Stored entries:
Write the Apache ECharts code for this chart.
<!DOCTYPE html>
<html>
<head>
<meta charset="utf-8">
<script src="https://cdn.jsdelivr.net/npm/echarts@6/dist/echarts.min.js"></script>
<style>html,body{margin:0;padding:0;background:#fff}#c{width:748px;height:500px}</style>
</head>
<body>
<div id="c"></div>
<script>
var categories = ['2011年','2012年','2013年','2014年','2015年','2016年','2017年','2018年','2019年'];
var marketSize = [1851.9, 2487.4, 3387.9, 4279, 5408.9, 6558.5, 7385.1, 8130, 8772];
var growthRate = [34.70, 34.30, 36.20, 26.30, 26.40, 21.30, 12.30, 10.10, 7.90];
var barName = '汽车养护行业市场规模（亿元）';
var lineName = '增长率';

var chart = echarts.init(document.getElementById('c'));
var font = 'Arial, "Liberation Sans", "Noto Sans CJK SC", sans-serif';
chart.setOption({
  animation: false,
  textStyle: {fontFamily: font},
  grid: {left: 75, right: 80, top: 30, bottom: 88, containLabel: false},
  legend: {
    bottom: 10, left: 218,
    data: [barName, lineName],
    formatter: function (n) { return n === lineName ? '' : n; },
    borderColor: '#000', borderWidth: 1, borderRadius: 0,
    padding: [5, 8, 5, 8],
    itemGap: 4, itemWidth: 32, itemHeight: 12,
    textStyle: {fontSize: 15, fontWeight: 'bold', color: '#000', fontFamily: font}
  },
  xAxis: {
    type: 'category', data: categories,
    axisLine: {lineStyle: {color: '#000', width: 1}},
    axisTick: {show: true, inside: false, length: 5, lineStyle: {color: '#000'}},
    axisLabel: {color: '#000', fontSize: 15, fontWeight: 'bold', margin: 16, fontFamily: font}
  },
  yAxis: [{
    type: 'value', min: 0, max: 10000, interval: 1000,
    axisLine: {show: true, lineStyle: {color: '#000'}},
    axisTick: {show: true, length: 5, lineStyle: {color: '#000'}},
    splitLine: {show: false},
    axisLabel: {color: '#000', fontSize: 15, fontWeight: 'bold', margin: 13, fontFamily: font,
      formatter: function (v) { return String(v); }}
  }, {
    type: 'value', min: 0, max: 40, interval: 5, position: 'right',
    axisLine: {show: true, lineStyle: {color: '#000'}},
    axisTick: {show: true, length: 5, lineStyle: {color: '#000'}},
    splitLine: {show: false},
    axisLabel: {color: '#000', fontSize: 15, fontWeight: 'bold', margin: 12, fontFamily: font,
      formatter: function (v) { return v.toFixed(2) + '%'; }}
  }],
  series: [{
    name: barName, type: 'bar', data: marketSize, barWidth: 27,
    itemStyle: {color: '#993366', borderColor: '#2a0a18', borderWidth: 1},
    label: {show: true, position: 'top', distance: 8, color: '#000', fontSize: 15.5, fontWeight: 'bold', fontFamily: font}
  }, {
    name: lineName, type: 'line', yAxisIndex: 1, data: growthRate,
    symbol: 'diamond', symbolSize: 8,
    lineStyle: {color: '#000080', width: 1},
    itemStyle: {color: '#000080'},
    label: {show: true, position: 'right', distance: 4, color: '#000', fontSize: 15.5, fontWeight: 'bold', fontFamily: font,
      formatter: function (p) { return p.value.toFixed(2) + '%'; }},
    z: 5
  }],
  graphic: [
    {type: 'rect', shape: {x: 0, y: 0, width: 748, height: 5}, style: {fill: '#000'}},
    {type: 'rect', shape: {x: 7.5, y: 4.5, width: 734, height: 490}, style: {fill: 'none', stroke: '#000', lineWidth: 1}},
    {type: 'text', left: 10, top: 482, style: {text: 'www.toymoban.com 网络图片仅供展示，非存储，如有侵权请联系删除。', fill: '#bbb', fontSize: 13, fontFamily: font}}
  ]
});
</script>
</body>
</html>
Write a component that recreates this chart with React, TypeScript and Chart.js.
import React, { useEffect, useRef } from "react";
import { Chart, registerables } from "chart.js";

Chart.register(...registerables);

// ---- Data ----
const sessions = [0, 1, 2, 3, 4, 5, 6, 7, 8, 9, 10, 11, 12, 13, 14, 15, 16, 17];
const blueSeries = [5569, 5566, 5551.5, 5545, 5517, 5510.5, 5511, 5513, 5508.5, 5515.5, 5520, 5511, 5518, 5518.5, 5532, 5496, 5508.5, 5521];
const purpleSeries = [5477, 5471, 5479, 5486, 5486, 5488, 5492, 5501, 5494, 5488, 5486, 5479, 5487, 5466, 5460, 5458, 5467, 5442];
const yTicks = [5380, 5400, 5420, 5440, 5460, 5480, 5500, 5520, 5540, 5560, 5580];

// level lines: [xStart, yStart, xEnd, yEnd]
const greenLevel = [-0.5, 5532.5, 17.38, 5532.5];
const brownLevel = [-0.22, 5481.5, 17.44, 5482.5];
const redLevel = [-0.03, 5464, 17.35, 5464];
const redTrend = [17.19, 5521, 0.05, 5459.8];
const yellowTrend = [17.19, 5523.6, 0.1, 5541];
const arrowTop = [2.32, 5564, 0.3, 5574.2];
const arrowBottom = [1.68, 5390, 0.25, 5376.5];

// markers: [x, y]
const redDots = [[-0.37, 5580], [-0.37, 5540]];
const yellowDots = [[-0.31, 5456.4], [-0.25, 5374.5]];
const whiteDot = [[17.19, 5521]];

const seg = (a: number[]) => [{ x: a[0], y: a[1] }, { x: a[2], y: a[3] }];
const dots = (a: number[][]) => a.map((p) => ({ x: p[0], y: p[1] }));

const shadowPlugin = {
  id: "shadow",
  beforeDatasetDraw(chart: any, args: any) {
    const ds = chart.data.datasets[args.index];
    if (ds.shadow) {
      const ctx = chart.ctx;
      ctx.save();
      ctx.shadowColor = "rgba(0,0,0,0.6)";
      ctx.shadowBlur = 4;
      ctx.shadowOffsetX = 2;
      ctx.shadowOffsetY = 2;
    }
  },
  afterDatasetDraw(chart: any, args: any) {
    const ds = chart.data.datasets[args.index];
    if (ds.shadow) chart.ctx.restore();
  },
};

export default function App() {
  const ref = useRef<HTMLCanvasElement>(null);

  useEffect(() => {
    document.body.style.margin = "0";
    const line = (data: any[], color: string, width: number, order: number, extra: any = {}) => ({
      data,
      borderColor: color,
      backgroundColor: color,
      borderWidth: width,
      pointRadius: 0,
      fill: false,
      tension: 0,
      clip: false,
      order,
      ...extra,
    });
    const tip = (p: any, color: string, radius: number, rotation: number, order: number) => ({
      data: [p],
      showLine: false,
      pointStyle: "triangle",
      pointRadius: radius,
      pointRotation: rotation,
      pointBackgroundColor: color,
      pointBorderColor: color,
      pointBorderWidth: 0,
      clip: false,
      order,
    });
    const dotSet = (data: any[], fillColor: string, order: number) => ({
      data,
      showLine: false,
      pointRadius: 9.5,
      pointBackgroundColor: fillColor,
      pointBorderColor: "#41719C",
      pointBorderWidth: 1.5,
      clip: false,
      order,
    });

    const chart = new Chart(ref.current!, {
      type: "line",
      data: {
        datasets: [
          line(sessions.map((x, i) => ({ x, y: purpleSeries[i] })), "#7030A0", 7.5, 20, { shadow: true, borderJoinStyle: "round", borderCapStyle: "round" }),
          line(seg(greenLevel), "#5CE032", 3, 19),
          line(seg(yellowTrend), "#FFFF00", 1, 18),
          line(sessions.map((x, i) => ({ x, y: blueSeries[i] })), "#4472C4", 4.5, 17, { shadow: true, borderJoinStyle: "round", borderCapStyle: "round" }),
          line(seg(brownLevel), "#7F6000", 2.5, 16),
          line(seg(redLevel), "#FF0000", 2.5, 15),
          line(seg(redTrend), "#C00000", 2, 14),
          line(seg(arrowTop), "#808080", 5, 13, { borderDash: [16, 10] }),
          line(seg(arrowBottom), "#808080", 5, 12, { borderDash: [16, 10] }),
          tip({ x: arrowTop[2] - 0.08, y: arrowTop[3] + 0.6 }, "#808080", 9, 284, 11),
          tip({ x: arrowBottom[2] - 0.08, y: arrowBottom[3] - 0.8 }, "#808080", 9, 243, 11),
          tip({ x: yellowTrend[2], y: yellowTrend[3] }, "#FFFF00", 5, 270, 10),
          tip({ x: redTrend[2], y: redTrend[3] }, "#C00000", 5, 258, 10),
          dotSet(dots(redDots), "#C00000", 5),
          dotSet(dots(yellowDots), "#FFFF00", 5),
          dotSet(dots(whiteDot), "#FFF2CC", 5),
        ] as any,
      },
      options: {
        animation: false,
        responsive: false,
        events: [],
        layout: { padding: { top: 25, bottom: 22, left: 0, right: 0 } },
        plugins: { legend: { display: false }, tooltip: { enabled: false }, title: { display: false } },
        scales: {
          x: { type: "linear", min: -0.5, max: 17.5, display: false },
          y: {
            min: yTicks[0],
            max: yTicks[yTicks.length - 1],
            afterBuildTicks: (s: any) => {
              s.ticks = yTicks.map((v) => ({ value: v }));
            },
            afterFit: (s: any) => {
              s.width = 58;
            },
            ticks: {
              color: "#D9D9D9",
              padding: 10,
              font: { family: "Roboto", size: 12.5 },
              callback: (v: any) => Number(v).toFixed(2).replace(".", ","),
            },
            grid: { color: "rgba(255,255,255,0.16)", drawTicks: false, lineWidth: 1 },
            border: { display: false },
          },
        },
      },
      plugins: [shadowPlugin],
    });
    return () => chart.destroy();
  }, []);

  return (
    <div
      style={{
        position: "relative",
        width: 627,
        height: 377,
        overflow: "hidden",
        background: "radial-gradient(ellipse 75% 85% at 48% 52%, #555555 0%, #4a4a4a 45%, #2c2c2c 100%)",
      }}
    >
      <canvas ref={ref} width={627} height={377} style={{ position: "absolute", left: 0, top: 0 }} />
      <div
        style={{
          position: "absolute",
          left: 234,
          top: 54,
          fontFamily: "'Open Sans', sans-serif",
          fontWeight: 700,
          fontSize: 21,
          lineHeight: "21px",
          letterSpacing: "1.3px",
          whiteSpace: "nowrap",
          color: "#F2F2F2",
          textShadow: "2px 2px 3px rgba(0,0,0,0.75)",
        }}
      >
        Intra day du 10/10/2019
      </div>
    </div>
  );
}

(YOUR INSTRUCTIONS)
Look above and repeat, character for character, the lines from the first one to the line with "var lineName = '增长率';", counting both.

(RESULT OF THE TASK)
Write the Apache ECharts code for this chart.
<!DOCTYPE html>
<html>
<head>
<meta charset="utf-8">
<script src="https://cdn.jsdelivr.net/npm/echarts@6/dist/echarts.min.js"></script>
<style>html,body{margin:0;padding:0;background:#fff}#c{width:748px;height:500px}</style>
</head>
<body>
<div id="c"></div>
<script>
var categories = ['2011年','2012年','2013年','2014年','2015年','2016年','2017年','2018年','2019年'];
var marketSize = [1851.9, 2487.4, 3387.9, 4279, 5408.9, 6558.5, 7385.1, 8130, 8772];
var growthRate = [34.70, 34.30, 36.20, 26.30, 26.40, 21.30, 12.30, 10.10, 7.90];
var barName = '汽车养护行业市场规模（亿元）';
var lineName = '增长率';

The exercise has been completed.